To be done:
Return the material exactly, first line through the line containing "import seaborn as sns", and nothing more. Pictures stay out.
==================================================
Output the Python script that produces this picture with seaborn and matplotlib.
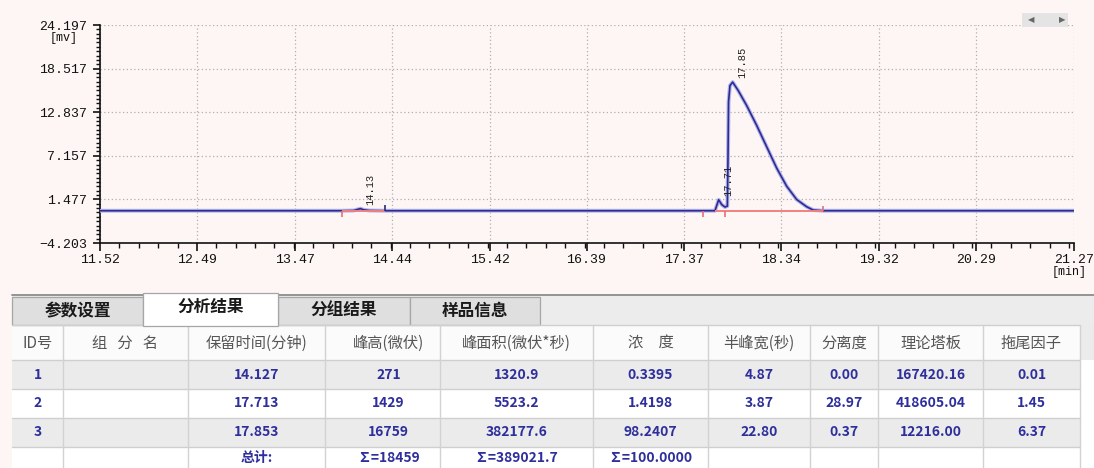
import matplotlib
matplotlib.use("Agg")
import matplotlib.pyplot as plt
from matplotlib.patches import Rectangle
from matplotlib.ticker import AutoMinorLocator
import pandas as pd
import seaborn as sns

# ---------------- chromatogram trace (min, mV) ----------------
time_min = [11.52, 13.94, 14.06, 14.10, 14.127, 14.16, 14.22, 14.37,
            17.55, 17.676, 17.713, 17.743, 17.776, 17.800, 17.806, 17.812,
            17.826, 17.853, 17.909, 17.993, 18.093, 18.193, 18.294, 18.394,
            18.494, 18.594, 18.66, 18.76, 21.27]
signal_mv = [0.0, 0.0, 0.03, 0.18, 0.271, 0.12, 0.03, 0.0,
             0.0, 0.0, 1.429, 0.81, 0.48, 0.60, 6.4, 14.2,
             16.3, 16.759, 15.65, 13.71, 11.13, 8.35, 5.55, 3.19,
             1.46, 0.52, 0.09, 0.0, 0.0]

# integration baselines and event marks
baseline_start = [13.94, 17.68]
baseline_end = [14.37, 18.76]
event_time = [13.94, 14.37, 17.556, 17.776, 18.757]
event_side = [-0.8, 0.7, -0.8, -0.8, 0.6]
event_color = ["#e87070", "#2a2a80", "#e87070", "#e87070", "#e87070"]

x_tick_labels = ["11.52", "12.49", "13.47", "14.44", "15.42", "16.39",
                 "17.37", "18.34", "19.32", "20.29", "21.27"]
y_tick_labels = ["-4.203", "1.477", "7.157", "12.837", "18.517", "24.197"]

# ---------------- peak table ----------------
peak_id = [1, 2, 3]
peak_rt = [14.127, 17.713, 17.853]
peak_height_uv = [271, 1429, 16759]
peak_area = [1320.9, 5523.2, 382177.6]
peak_conc = [0.3395, 1.4198, 98.2407]
half_width_s = [4.87, 3.87, 22.80]
resolution = [0.00, 28.97, 0.37]
plates = [167420.16, 418605.04, 12216.00]
tailing = [0.01, 1.45, 6.37]

tab_names = ["参数设置", "分析结果", "分组结果", "样品信息"]
col_names = ["ID号", "组   分   名", "保留时间(分钟)", "峰高(微伏)", "峰面积(微伏*秒)",
             "浓　度", "半峰宽(秒)", "分离度", "理论塔板", "拖尾因子"]
total_label = "总计:"

# ---------------- style ----------------
sns.set_style("white")
plt.rcParams["font.family"] = ["Noto Sans CJK SC", "DejaVu Sans"]
MONO = ["Liberation Mono", "DejaVu Sans Mono"]
BG = "#fdf6f4"
NAVY = "#2e2e9c"

W, H = 1094, 468
fig = plt.figure(figsize=(W / 100, H / 100), dpi=100, facecolor=BG)

# chart area in pixel terms
L, R, T, B = 100, 1074, 25, 243
ax = fig.add_axes([L / W, 1 - B / H, (R - L) / W, (B - T) / H])
ax.set_facecolor(BG)

trace = pd.DataFrame({"time": time_min, "signal": signal_mv})
sns.lineplot(data=trace, x="time", y="signal", ax=ax, color="#b4b4ec",
             linewidth=2.8, sort=False, estimator=None, errorbar=None, zorder=3)
sns.lineplot(data=trace, x="time", y="signal", ax=ax, color="#2c2c90",
             linewidth=1.2, sort=False, estimator=None, errorbar=None, zorder=4)

ax.hlines([0] * len(baseline_start), baseline_start, baseline_end,
          color="#f08080", linewidth=1.4, zorder=5)
for t, s, c in zip(event_time, event_side, event_color):
    ax.vlines(t, 0, s, color=c, linewidth=1.2, zorder=5)

for rt, h in zip(peak_rt, peak_height_uv):
    ax.annotate(f"{rt:.2f}", xy=(rt, h / 1000), xytext=(10, 4),
                textcoords="offset pixels", rotation=90, ha="center",
                va="bottom", fontsize=7.5, family=MONO, color="#222222",
                zorder=6)

xt = [float(v) for v in x_tick_labels]
yt = [float(v) for v in y_tick_labels]
ax.set_xlim(xt[0], xt[-1])
ax.set_ylim(yt[0], yt[-1])
ax.set_xticks(xt)
ax.set_xticklabels(x_tick_labels)
ax.set_yticks(yt)
ax.set_yticklabels([v.replace("-", "\u2212") for v in y_tick_labels])
ax.xaxis.set_minor_locator(AutoMinorLocator(5))
ax.yaxis.set_minor_locator(AutoMinorLocator(10))
ax.set_xlabel("")
ax.set_ylabel("")

ax.grid(True, which="major", color="#b0b0b0", linestyle=(0, (1, 2)),
        linewidth=0.9, zorder=1)
for side in ["top", "right"]:
    ax.spines[side].set_visible(False)
for side in ["left", "bottom"]:
    ax.spines[side].set_color("#111111")
    ax.spines[side].set_linewidth(1.2)

ax.tick_params(axis="x", which="both", bottom=True, top=False)
ax.tick_params(axis="y", which="both", left=True, right=False)
ax.tick_params(axis="x", which="major", direction="out", length=6, width=1.2,
               pad=2, labelsize=9.5, colors="#111111")
ax.tick_params(axis="x", which="minor", direction="out", length=3.5, width=1.0,
               colors="#111111")
ax.tick_params(axis="y", which="major", direction="out", length=5, width=1.2,
               pad=4, labelsize=9.5, colors="#111111")
ax.tick_params(axis="y", which="minor", direction="out", length=3, width=1.0,
               colors="#111111")
for lab in ax.get_xticklabels() + ax.get_yticklabels():
    lab.set_fontfamily(MONO)

fig.text(64 / W, 1 - 38 / H, "[mv]", ha="center", va="center",
         fontsize=8.5, family=MONO, color="#111111")
fig.text(1069 / W, 1 - 272 / H, "[min]", ha="center", va="center",
         fontsize=8.5, family=MONO, color="#111111")

# ---------------- overlay in pixel coordinates: scroll widget + table ----------------
ov = fig.add_axes([0, 0, 1, 1])
ov.set_xlim(0, W)
ov.set_ylim(H, 0)
ov.set_facecolor("none")
ov.axis("off")

ov.add_patch(Rectangle((1022, 13), 46, 14, fc="#e4e4e4", ec="none"))
ov.text(1031, 20, "\u25c0", ha="center", va="center", fontsize=6,
        color="#666666", family=["DejaVu Sans"])
ov.text(1062, 20, "\u25b6", ha="center", va="center", fontsize=6,
        color="#666666", family=["DejaVu Sans"])

# tab strip
ov.add_patch(Rectangle((12, 295), W - 12, 30, fc="#ececec", ec="none"))
ov.plot([12, W], [295, 295], color="#8c8c8c", lw=1.3)
tab_edges = [12, 143, 278, 410, 540]
active_tab = 1
for i, name in enumerate(tab_names):
    x0, x1 = tab_edges[i], tab_edges[i + 1]
    if i == active_tab:
        ov.add_patch(Rectangle((x0, 293), x1 - x0, 33, fc="white",
                               ec="#a6a6a6", lw=0.9, zorder=3))
        ty = 307
    else:
        ov.add_patch(Rectangle((x0, 297), x1 - x0, 28, fc="#dfdfdf",
                               ec="#a6a6a6", lw=0.9, zorder=2))
        ty = 311
    ov.text((x0 + x1) / 2, ty, name, ha="center", va="center", fontsize=12,
            fontweight="bold", color="#1a1a1a", zorder=4)

# table grid
col_edges = [12, 63, 188, 325, 440, 593, 708, 810, 878, 983, 1080]
row_edges = [325, 360, 389, 418, 447, 476]
row_fill = ["#fbfbfb", "#ebebeb", "#ffffff", "#ebebeb", "#ffffff"]
for r, fc in enumerate(row_fill):
    y0, y1 = row_edges[r], row_edges[r + 1]
    ov.add_patch(Rectangle((12, y0), col_edges[-1] - 12, y1 - y0, fc=fc,
                           ec="none", zorder=1))
ov.add_patch(Rectangle((col_edges[-1], 325), W - col_edges[-1], 35,
                       fc="#ebebeb", ec="none", zorder=1))
ov.add_patch(Rectangle((col_edges[-1], 360), W - col_edges[-1], H - 360,
                       fc="#ffffff", ec="none", zorder=1))
for y in row_edges[:-1]:
    ov.plot([12, col_edges[-1]], [y, y], color="#cfcfcf", lw=1.0, zorder=2)
for x in col_edges[1:]:
    ov.plot([x, x], [325, H], color="#d2d2d2", lw=1.0, zorder=2)

col_centers = [(a + b) / 2 for a, b in zip(col_edges[:-1], col_edges[1:])]
col_centers[3] += 6
row_centers = [343, 375, 403, 432, 458]

for cx, name in zip(col_centers, col_names):
    ov.text(cx, row_centers[0], name, ha="center", va="center",
            fontsize=11, color="#555555", zorder=3)

rows = zip(peak_id, peak_rt, peak_height_uv, peak_area, peak_conc,
           half_width_s, resolution, plates, tailing)
for r, (pid, rt, hgt, area, conc, hw, res, npl, tf) in enumerate(rows):
    cells = [f"{pid}", "", f"{rt:.3f}", f"{hgt}", f"{area:.1f}", f"{conc:.4f}",
             f"{hw:.2f}", f"{res:.2f}", f"{npl:.2f}", f"{tf:.2f}"]
    for cx, s in zip(col_centers, cells):
        ov.text(cx, row_centers[r + 1], s, ha="center", va="center",
                fontsize=10, fontweight="bold", color=NAVY, zorder=3)

totals = ["", "", total_label,
          f"\u2211={sum(peak_height_uv)}",
          f"\u2211={sum(peak_area):.1f}",
          f"\u2211={sum(peak_conc):.4f}"]
for cx, s in zip(col_centers, totals):
    ov.text(cx, row_centers[4], s, ha="center", va="center", fontsize=10,
            fontweight="bold", color=NAVY, zorder=3)

fig.savefig("out.png", dpi=100, facecolor=BG)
==================================================
Response to this exercise:
Output the Python script that produces this picture with seaborn and matplotlib.
import matplotlib
matplotlib.use("Agg")
import matplotlib.pyplot as plt
from matplotlib.patches import Rectangle
from matplotlib.ticker import AutoMinorLocator
import pandas as pd
import seaborn as sns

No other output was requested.